Retype the opening lines of the data exactly, stopping after the line that contains "488, 448, 462, 547, 559, 594, 644]". Skip every picture.

=== Information supplied ===

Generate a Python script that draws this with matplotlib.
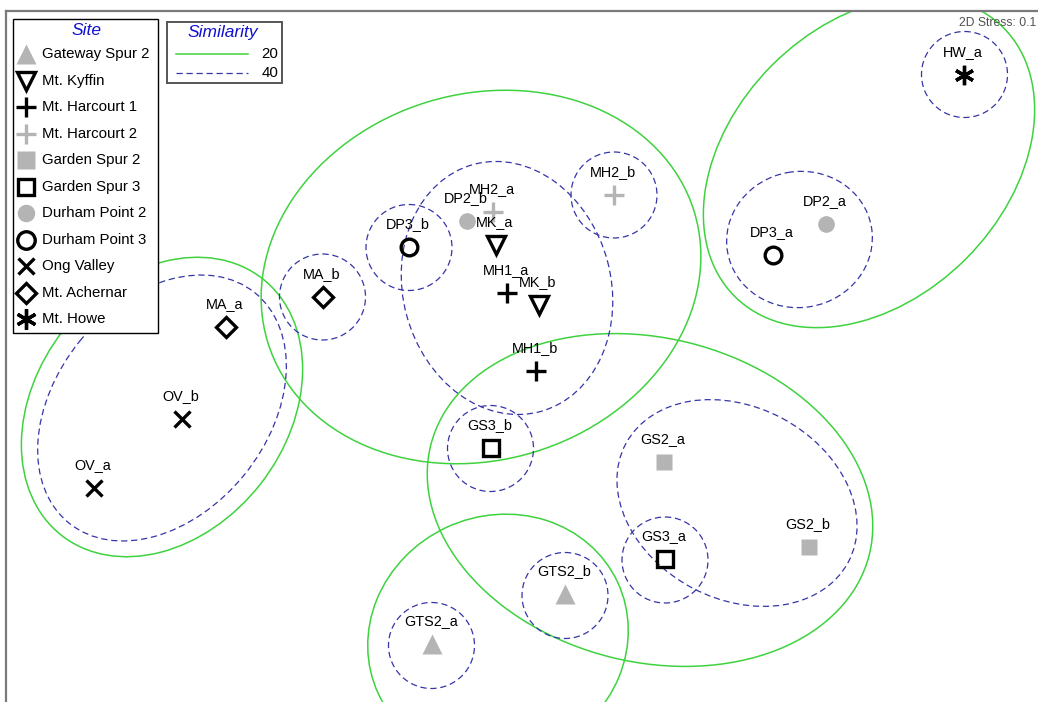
import matplotlib

matplotlib.use("Agg")
import matplotlib.pyplot as plt
from matplotlib.patches import Ellipse, Rectangle

plt.rcParams["font.family"] = ["Liberation Sans", "DejaVu Sans"]

W, H = 1038, 702
X0, Y0 = 6, 11  # frame corner

GREEN = "#3fd23f"
BLUE = "#3535a8"
GRAY = "#b4b4b4"
TITLE_BLUE = "#1010d0"

# site legend order and marker styles
SITES = [
    "Gateway Spur 2", "Mt. Kyffin", "Mt. Harcourt 1", "Mt. Harcourt 2",
    "Garden Spur 2", "Garden Spur 3", "Durham Point 2", "Durham Point 3",
    "Ong Valley", "Mt. Achernar", "Mt. Howe",
]
SITE_MARKERS = ["^", "v", "+", "+", "s", "s", "o", "o", "x", "D", (6, 2, 0)]
SITE_FILLED = [True, False, False, False, True, False, True, False, False, False, False]
SITE_COLORS = ["gray", "black", "black", "gray", "gray", "black", "gray", "black",
               "black", "black", "black"]
SITE_SIZES = [14, 13, 14, 14, 12, 11, 12, 12, 11, 10, 14]

# MDS ordination of samples (screen units)
SAMPLES = ["HW_a", "DP2_a", "DP3_a", "MH2_b", "DP2_b", "MH2_a", "MK_a", "DP3_b",
           "MH1_a", "MK_b", "MA_b", "MA_a", "MH1_b", "OV_b", "OV_a", "GS3_b",
           "GS2_a", "GS2_b", "GS3_a", "GTS2_b", "GTS2_a"]
SAMPLE_SITE = [10, 6, 7, 3, 6, 3, 1, 7, 2, 1, 9, 9, 2, 8, 8, 5, 4, 4, 5, 0, 0]
SAMPLE_X = [964, 826, 773, 614, 467, 493, 496, 409, 507, 539, 323, 226, 536, 182,
            94, 491, 664, 809, 665, 565, 432]
SAMPLE_Y = [75, 224, 255, 195, 221, 212, 245, 247, 293, 305, 297, 327, 371, 419,
            488, 448, 462, 547, 559, 594, 644]

# cluster contours at 20% similarity
G20_X = [481, 869, 162, 650, 498]
G20_Y = [277, 162, 407, 500, 638]
G20_W = [446, 380, 326, 452, 264]
G20_H = [366, 274, 250, 324, 244]
G20_ANGLE = [-17, -45, -52, 14, -25]

# cluster contours at 40% similarity
G40_X = [964.5, 614, 409, 322.5, 490.5, 665, 565, 431.5, 507, 799.5, 162, 737]
G40_Y = [74.5, 195, 247.5, 297, 448.5, 560, 595.5, 645.5, 288, 239.5, 408, 503]
G40_W = [86, 86, 86, 86, 86, 86, 86, 86, 256, 146, 296, 252]
G40_H = [86, 86, 86, 86, 86, 86, 86, 86, 208, 136, 212, 192]
G40_ANGLE = [0, 0, 0, 0, 0, 0, 0, 0, 75, -10, -51, 28]

SIMILARITY = ["20", "40"]
STRESS = 0.1


def site_style(i, scale=1.0):
    color = GRAY if SITE_COLORS[i] == "gray" else "black"
    style = dict(marker=SITE_MARKERS[i], markersize=SITE_SIZES[i] * scale, linestyle="none")
    if SITE_FILLED[i]:
        style.update(markerfacecolor=color, markeredgecolor="none")
    else:
        style.update(markerfacecolor="none", markeredgecolor=color, markeredgewidth=2.4)
    return style


fig = plt.figure(figsize=(W / 100, H / 100), dpi=100)
ax = fig.add_axes([X0 / W, 0, (W - X0) / W, (H - Y0) / H])
ax.set_xlim(X0, W)
ax.set_ylim(H, Y0)
ax.set_xticks([])
ax.set_yticks([])
for side in ("right", "bottom"):
    ax.spines[side].set_visible(False)
for side in ("top", "left"):
    ax.spines[side].set_color("#7a7a7a")
    ax.spines[side].set_linewidth(1.6)

for cx, cy, w, h, a in zip(G20_X, G20_Y, G20_W, G20_H, G20_ANGLE):
    ax.add_patch(Ellipse((cx, cy), w, h, angle=a, fill=False, edgecolor=GREEN, lw=1.1))
for cx, cy, w, h, a in zip(G40_X, G40_Y, G40_W, G40_H, G40_ANGLE):
    ax.add_patch(Ellipse((cx, cy), w, h, angle=a, fill=False, edgecolor=BLUE, lw=0.9,
                         linestyle=(0, (5, 3))))

for name, s, x, y in zip(SAMPLES, SAMPLE_SITE, SAMPLE_X, SAMPLE_Y):
    ax.plot([x], [y], zorder=4, **site_style(s))
    ax.text(x - 1, y - 23, name, ha="center", va="center", fontsize=10.4, zorder=5)

ax.text(1036, 23, f"2D Stress: {STRESS}", ha="right", va="center", fontsize=8.7,
        color="#505050")

# site legend
ax.add_patch(Rectangle((13, 19), 145, 314, facecolor="white", edgecolor="black",
                       lw=1.0, zorder=6))
ax.text(87, 30, "Site", ha="center", va="center", fontsize=12.5, style="italic",
        color=TITLE_BLUE, zorder=7)
for i, label in enumerate(SITES):
    ly = 54 + i * 26.5
    ax.plot([26], [ly], zorder=7, **site_style(i, 1.05))
    ax.text(42, ly, label, ha="left", va="center", fontsize=10.8, zorder=7)

# similarity legend
ax.add_patch(Rectangle((167, 22), 115, 61, facecolor="white", edgecolor="#555555",
                       lw=1.4, zorder=6))
ax.text(223, 32, "Similarity", ha="center", va="center", fontsize=12.5, style="italic",
        color=TITLE_BLUE, zorder=7)
ax.plot([176, 248], [54, 54], color=GREEN, lw=1.1, zorder=7)
ax.plot([176, 248], [73, 73], color=BLUE, lw=0.9, linestyle=(0, (5, 3)), zorder=7)
ax.text(278, 54, SIMILARITY[0], ha="right", va="center", fontsize=10.8, zorder=7)
ax.text(278, 73, SIMILARITY[1], ha="right", va="center", fontsize=10.8, zorder=7)

fig.savefig("out.png", dpi=100)
plt.close(fig)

===

> Expected output
Generate a Python script that draws this with matplotlib.
import matplotlib

matplotlib.use("Agg")
import matplotlib.pyplot as plt
from matplotlib.patches import Ellipse, Rectangle

plt.rcParams["font.family"] = ["Liberation Sans", "DejaVu Sans"]

W, H = 1038, 702
X0, Y0 = 6, 11  # frame corner

GREEN = "#3fd23f"
BLUE = "#3535a8"
GRAY = "#b4b4b4"
TITLE_BLUE = "#1010d0"

# site legend order and marker styles
SITES = [
    "Gateway Spur 2", "Mt. Kyffin", "Mt. Harcourt 1", "Mt. Harcourt 2",
    "Garden Spur 2", "Garden Spur 3", "Durham Point 2", "Durham Point 3",
    "Ong Valley", "Mt. Achernar", "Mt. Howe",
]
SITE_MARKERS = ["^", "v", "+", "+", "s", "s", "o", "o", "x", "D", (6, 2, 0)]
SITE_FILLED = [True, False, False, False, True, False, True, False, False, False, False]
SITE_COLORS = ["gray", "black", "black", "gray", "gray", "black", "gray", "black",
               "black", "black", "black"]
SITE_SIZES = [14, 13, 14, 14, 12, 11, 12, 12, 11, 10, 14]

# MDS ordination of samples (screen units)
SAMPLES = ["HW_a", "DP2_a", "DP3_a", "MH2_b", "DP2_b", "MH2_a", "MK_a", "DP3_b",
           "MH1_a", "MK_b", "MA_b", "MA_a", "MH1_b", "OV_b", "OV_a", "GS3_b",
           "GS2_a", "GS2_b", "GS3_a", "GTS2_b", "GTS2_a"]
SAMPLE_SITE = [10, 6, 7, 3, 6, 3, 1, 7, 2, 1, 9, 9, 2, 8, 8, 5, 4, 4, 5, 0, 0]
SAMPLE_X = [964, 826, 773, 614, 467, 493, 496, 409, 507, 539, 323, 226, 536, 182,
            94, 491, 664, 809, 665, 565, 432]
SAMPLE_Y = [75, 224, 255, 195, 221, 212, 245, 247, 293, 305, 297, 327, 371, 419,
            488, 448, 462, 547, 559, 594, 644]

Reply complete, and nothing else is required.